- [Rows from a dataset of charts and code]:
┌──
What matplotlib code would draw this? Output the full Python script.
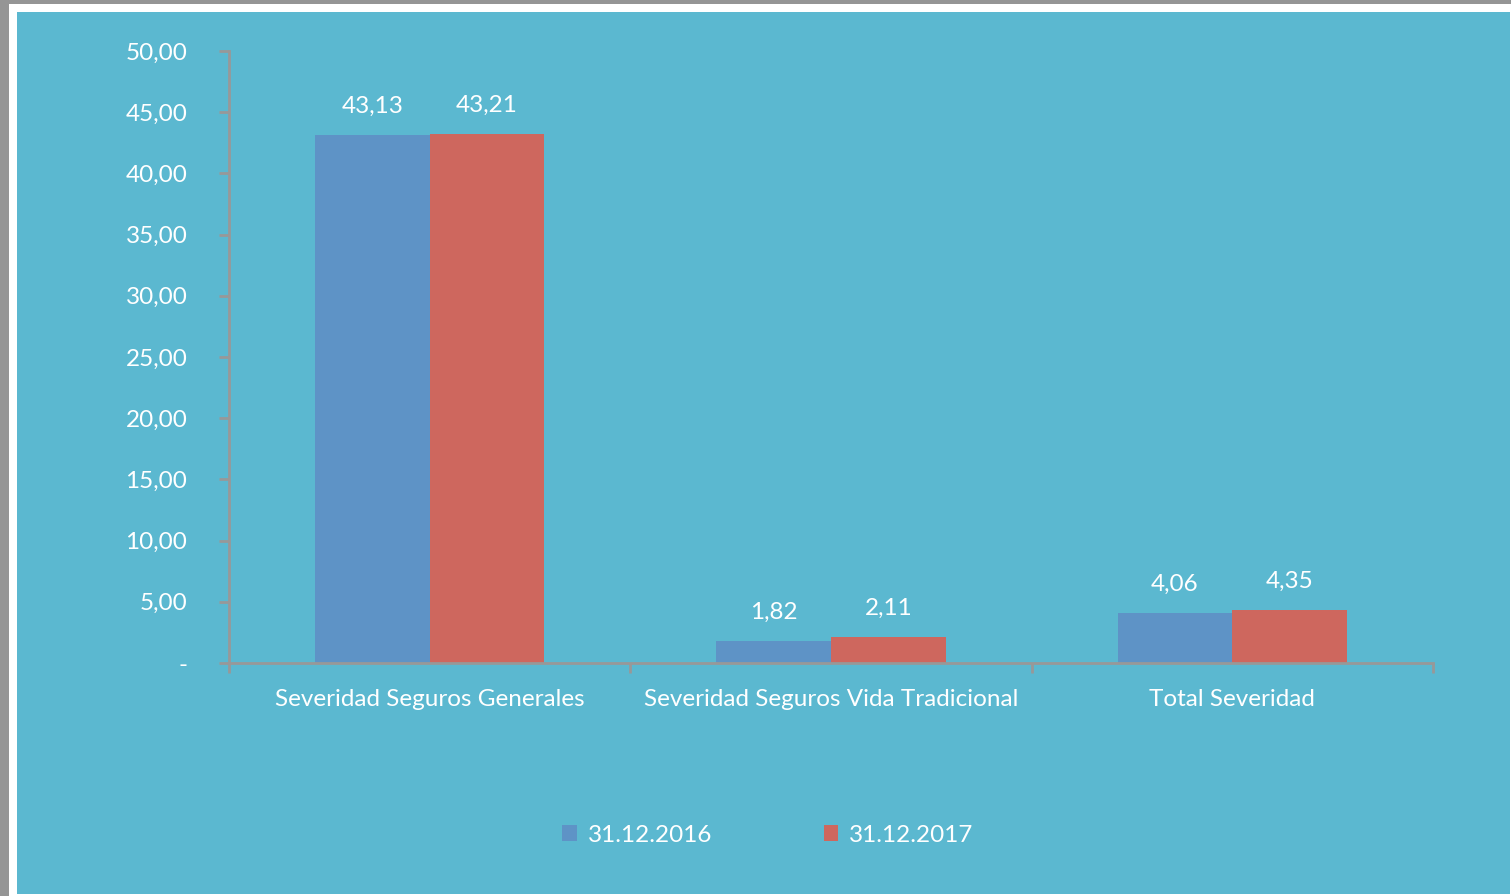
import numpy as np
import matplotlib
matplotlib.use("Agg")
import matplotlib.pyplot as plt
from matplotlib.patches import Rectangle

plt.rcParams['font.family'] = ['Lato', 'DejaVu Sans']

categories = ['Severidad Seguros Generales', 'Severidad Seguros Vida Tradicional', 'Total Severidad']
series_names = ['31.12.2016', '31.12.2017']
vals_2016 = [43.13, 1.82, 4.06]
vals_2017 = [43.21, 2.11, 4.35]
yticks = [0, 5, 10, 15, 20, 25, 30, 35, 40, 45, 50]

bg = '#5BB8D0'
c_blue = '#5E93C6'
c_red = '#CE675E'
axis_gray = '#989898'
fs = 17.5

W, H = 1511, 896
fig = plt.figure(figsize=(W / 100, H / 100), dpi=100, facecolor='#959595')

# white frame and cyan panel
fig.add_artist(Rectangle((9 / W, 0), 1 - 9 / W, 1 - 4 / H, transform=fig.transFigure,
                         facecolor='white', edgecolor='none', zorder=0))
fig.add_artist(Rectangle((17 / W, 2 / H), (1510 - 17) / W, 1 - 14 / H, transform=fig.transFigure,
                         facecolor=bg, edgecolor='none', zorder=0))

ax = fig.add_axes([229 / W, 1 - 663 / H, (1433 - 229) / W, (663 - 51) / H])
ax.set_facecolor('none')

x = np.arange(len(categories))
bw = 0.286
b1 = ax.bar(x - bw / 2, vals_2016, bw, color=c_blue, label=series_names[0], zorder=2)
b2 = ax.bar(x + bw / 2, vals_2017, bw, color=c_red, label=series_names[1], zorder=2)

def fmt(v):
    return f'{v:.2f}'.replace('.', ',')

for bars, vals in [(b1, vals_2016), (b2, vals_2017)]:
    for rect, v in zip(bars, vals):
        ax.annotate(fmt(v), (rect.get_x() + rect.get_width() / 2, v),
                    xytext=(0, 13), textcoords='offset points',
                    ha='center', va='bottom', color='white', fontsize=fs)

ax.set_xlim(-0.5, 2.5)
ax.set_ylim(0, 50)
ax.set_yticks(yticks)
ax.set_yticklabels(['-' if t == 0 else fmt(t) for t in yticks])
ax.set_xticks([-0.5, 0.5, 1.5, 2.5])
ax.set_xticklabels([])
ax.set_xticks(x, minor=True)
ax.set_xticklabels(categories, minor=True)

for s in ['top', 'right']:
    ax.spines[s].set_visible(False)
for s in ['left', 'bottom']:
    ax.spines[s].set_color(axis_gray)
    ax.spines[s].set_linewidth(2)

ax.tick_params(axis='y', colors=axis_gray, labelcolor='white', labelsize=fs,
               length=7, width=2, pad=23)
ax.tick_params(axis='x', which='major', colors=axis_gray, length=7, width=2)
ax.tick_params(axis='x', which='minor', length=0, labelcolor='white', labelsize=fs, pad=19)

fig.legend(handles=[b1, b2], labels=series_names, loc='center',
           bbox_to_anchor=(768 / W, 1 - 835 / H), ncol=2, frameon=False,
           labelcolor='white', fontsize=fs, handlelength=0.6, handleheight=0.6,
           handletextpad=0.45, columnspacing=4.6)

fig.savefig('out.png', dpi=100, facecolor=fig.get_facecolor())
└──
┌──
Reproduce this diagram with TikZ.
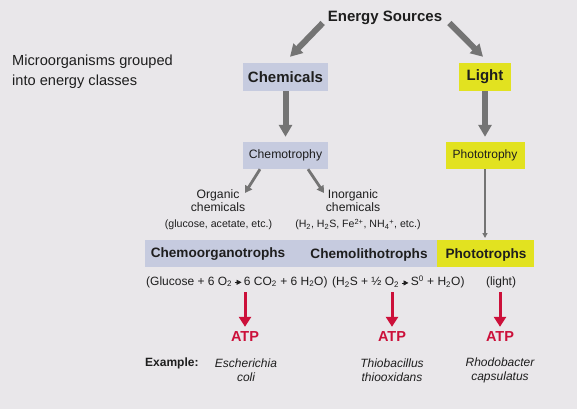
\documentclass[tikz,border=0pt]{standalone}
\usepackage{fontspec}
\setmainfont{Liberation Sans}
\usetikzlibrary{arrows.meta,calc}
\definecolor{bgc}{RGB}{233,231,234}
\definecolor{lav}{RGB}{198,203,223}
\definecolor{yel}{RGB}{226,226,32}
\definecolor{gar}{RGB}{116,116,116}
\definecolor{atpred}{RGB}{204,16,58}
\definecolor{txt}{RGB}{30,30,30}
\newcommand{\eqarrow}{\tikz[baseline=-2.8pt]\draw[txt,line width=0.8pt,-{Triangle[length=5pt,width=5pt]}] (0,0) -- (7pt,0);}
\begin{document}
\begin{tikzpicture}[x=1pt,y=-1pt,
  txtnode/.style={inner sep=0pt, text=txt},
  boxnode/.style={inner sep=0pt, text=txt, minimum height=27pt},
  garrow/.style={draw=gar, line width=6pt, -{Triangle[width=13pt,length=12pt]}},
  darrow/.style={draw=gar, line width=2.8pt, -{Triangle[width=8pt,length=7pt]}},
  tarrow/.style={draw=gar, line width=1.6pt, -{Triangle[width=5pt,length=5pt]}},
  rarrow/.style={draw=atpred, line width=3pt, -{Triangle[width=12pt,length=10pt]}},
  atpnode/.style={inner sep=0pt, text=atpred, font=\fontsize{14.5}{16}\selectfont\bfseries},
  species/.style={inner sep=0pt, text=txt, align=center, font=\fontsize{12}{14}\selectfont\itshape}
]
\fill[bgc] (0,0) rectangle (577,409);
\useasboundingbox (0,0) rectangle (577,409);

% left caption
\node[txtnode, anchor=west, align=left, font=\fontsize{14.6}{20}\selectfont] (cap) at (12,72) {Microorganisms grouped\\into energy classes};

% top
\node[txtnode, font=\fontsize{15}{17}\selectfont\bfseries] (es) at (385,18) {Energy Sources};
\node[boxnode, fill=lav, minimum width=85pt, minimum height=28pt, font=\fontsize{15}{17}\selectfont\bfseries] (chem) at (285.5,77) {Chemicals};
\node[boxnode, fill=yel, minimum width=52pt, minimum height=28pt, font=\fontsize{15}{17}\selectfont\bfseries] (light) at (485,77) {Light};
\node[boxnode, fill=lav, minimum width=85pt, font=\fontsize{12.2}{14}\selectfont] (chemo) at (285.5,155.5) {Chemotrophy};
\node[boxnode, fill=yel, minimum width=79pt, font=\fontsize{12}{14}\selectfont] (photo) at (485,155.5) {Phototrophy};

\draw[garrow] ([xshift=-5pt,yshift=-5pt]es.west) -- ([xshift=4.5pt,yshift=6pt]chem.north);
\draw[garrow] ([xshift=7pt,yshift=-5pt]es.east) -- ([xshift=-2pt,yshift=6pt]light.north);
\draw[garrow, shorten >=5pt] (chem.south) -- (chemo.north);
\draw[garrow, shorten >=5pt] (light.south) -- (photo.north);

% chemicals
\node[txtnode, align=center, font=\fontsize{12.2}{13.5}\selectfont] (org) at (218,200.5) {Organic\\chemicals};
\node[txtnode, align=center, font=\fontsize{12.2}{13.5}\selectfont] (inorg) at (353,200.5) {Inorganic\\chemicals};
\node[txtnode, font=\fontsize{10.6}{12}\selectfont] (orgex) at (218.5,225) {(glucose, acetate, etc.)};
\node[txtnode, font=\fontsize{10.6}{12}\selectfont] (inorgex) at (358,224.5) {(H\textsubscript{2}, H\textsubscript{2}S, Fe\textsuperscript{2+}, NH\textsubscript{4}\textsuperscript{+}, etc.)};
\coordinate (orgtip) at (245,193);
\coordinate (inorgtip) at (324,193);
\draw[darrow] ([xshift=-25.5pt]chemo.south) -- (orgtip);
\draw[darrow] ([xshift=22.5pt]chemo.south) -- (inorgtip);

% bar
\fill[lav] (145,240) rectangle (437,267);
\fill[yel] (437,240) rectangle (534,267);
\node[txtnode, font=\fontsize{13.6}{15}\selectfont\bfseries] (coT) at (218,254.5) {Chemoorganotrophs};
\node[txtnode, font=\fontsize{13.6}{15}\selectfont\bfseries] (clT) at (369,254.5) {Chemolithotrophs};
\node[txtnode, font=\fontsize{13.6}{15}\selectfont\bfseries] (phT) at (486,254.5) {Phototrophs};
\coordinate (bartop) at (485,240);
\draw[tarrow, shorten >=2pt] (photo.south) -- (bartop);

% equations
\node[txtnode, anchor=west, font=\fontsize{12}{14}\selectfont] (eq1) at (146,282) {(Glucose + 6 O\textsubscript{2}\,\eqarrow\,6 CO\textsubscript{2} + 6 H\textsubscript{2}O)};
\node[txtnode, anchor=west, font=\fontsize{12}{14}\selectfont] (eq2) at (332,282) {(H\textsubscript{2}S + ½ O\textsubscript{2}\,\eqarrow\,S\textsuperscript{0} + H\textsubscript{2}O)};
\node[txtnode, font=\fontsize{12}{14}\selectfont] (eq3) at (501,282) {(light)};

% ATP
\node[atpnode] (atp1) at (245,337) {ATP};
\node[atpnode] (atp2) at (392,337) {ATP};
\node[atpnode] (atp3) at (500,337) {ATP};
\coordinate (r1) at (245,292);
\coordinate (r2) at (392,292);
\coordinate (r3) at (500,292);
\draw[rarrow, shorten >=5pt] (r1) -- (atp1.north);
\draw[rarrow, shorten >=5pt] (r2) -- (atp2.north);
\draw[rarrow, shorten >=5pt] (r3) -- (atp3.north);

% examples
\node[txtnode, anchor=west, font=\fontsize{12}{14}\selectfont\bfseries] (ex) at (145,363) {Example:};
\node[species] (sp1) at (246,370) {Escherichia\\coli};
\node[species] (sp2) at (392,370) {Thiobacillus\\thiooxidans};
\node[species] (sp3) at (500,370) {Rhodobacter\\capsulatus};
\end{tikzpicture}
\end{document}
└──
┌──
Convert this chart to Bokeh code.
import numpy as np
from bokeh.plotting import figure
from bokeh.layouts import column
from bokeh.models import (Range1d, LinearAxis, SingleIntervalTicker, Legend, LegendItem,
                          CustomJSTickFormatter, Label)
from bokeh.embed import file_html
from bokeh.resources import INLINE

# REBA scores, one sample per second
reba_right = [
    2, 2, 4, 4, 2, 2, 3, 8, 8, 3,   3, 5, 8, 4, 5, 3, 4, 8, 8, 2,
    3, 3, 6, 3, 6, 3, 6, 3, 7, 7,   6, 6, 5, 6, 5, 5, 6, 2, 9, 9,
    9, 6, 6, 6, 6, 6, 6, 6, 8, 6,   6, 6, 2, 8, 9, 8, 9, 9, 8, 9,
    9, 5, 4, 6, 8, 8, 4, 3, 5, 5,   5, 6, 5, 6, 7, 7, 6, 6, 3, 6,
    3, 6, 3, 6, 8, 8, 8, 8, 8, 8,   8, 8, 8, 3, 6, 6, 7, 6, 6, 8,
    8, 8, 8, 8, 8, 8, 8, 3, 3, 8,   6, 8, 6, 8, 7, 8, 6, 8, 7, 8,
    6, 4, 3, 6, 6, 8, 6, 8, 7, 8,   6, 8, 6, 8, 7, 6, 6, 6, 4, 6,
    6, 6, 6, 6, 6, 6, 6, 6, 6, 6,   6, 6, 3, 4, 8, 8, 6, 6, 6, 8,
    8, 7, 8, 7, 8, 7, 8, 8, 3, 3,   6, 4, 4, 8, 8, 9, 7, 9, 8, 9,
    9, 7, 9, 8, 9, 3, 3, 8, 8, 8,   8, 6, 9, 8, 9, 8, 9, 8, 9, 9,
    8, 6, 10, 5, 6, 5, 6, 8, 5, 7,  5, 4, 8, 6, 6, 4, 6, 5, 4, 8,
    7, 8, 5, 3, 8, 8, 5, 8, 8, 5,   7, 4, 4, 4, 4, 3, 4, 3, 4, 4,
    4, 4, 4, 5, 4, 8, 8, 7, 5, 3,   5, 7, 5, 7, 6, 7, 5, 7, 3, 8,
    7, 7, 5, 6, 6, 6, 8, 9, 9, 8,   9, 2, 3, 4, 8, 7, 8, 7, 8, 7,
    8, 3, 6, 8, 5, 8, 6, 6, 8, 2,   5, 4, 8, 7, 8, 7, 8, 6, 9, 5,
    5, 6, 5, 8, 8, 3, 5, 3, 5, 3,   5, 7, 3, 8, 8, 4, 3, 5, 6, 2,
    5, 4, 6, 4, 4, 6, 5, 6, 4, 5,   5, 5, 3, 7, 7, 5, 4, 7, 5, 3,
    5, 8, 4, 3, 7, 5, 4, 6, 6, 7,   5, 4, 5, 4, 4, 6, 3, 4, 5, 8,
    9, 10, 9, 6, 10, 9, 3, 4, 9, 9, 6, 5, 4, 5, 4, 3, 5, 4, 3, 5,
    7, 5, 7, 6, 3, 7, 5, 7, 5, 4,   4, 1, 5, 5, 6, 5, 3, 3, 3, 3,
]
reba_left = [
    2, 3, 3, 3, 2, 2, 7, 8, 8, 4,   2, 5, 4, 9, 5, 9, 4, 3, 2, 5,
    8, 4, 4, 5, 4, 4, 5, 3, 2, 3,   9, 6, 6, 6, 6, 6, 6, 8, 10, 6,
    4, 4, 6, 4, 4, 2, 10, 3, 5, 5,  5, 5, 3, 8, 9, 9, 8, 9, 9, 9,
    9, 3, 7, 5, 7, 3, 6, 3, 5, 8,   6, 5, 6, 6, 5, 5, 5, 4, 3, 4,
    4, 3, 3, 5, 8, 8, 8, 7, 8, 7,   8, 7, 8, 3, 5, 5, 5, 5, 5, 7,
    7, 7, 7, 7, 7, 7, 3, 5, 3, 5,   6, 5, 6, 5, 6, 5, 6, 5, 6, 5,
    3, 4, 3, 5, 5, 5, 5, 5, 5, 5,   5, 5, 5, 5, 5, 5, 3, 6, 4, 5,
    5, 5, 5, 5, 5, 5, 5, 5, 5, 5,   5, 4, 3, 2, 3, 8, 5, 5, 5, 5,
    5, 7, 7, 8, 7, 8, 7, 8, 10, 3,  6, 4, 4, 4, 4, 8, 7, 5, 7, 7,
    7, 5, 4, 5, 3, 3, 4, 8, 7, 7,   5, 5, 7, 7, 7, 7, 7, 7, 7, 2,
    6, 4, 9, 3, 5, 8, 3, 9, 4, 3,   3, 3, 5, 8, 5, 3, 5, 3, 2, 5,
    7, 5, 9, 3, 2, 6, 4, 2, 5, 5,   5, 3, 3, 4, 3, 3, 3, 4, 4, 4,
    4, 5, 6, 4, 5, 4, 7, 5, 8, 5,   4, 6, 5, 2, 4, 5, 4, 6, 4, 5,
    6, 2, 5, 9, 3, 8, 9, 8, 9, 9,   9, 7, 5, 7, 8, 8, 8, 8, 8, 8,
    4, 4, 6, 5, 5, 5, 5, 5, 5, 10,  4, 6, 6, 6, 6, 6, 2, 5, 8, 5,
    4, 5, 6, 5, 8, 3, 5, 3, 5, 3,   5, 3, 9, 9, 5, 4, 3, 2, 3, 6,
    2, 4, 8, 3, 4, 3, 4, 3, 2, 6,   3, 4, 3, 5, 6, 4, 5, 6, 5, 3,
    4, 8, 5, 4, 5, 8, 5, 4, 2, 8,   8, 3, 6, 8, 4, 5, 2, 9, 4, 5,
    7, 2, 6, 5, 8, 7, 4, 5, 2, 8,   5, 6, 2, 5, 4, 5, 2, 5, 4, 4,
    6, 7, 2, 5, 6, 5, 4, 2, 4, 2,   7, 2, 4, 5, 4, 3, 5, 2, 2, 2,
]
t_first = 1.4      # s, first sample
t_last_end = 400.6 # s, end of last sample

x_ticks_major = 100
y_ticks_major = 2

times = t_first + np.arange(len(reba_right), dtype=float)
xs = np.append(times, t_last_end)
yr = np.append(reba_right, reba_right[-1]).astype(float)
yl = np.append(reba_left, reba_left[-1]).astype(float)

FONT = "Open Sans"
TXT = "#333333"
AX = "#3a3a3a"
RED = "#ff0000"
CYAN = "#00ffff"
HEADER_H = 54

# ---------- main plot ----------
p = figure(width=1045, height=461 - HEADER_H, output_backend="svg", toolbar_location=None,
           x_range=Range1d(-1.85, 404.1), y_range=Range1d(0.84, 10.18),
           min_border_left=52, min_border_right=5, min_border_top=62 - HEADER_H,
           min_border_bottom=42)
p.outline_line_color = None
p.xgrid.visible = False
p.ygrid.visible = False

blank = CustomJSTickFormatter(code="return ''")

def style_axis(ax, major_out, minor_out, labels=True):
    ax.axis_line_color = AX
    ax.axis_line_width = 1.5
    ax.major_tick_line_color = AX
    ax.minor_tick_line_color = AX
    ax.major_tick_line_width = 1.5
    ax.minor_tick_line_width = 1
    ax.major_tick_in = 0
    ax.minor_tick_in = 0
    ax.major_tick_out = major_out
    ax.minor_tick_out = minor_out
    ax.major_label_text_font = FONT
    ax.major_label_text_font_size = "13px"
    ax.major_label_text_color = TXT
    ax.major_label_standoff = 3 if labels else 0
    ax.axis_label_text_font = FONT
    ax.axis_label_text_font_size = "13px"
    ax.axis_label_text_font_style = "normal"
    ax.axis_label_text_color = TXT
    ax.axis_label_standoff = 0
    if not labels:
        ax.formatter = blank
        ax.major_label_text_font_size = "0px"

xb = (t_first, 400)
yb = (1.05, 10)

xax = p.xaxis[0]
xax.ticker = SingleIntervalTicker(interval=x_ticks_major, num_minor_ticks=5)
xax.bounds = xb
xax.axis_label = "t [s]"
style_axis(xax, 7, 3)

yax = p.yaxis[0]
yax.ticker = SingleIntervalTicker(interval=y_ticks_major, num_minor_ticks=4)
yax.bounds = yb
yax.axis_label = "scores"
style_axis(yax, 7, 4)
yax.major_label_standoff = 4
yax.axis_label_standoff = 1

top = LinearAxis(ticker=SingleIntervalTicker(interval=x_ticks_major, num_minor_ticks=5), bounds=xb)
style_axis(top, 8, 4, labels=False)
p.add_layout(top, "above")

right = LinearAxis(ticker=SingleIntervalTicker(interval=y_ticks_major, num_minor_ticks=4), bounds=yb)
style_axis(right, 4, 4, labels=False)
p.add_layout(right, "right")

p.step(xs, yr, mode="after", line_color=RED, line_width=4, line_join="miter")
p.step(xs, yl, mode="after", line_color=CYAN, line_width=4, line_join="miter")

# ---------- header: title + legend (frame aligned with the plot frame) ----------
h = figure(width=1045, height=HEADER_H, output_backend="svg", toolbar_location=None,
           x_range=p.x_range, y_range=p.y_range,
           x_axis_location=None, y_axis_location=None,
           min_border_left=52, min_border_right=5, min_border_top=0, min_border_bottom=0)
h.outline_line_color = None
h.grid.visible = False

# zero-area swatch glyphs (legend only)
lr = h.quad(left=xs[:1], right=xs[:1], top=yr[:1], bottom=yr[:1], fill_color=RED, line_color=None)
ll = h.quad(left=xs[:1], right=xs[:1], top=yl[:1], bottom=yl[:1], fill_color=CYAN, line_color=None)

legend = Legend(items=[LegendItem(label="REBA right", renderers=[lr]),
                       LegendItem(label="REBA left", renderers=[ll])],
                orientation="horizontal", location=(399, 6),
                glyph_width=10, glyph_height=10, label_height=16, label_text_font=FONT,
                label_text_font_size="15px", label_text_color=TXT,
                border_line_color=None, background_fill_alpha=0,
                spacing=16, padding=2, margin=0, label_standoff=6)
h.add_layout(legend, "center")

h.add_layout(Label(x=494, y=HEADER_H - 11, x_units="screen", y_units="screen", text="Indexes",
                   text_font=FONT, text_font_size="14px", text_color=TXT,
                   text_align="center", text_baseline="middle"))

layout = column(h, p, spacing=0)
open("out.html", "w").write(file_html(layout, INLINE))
└──
Take only the lines above from the one that has "Reproduce this diagram with TikZ." through the one that has "(cap) at (12,72)" and reproduce them exactly, omitting any pictures.

Reproduce this diagram with TikZ.
\documentclass[tikz,border=0pt]{standalone}
\usepackage{fontspec}
\setmainfont{Liberation Sans}
\usetikzlibrary{arrows.meta,calc}
\definecolor{bgc}{RGB}{233,231,234}
\definecolor{lav}{RGB}{198,203,223}
\definecolor{yel}{RGB}{226,226,32}
\definecolor{gar}{RGB}{116,116,116}
\definecolor{atpred}{RGB}{204,16,58}
\definecolor{txt}{RGB}{30,30,30}
\newcommand{\eqarrow}{\tikz[baseline=-2.8pt]\draw[txt,line width=0.8pt,-{Triangle[length=5pt,width=5pt]}] (0,0) -- (7pt,0);}
\begin{document}
\begin{tikzpicture}[x=1pt,y=-1pt,
  txtnode/.style={inner sep=0pt, text=txt},
  boxnode/.style={inner sep=0pt, text=txt, minimum height=27pt},
  garrow/.style={draw=gar, line width=6pt, -{Triangle[width=13pt,length=12pt]}},
  darrow/.style={draw=gar, line width=2.8pt, -{Triangle[width=8pt,length=7pt]}},
  tarrow/.style={draw=gar, line width=1.6pt, -{Triangle[width=5pt,length=5pt]}},
  rarrow/.style={draw=atpred, line width=3pt, -{Triangle[width=12pt,length=10pt]}},
  atpnode/.style={inner sep=0pt, text=atpred, font=\fontsize{14.5}{16}\selectfont\bfseries},
  species/.style={inner sep=0pt, text=txt, align=center, font=\fontsize{12}{14}\selectfont\itshape}
]
\fill[bgc] (0,0) rectangle (577,409);
\useasboundingbox (0,0) rectangle (577,409);

% left caption
\node[txtnode, anchor=west, align=left, font=\fontsize{14.6}{20}\selectfont] (cap) at (12,72) {Microorganisms grouped\\into energy classes};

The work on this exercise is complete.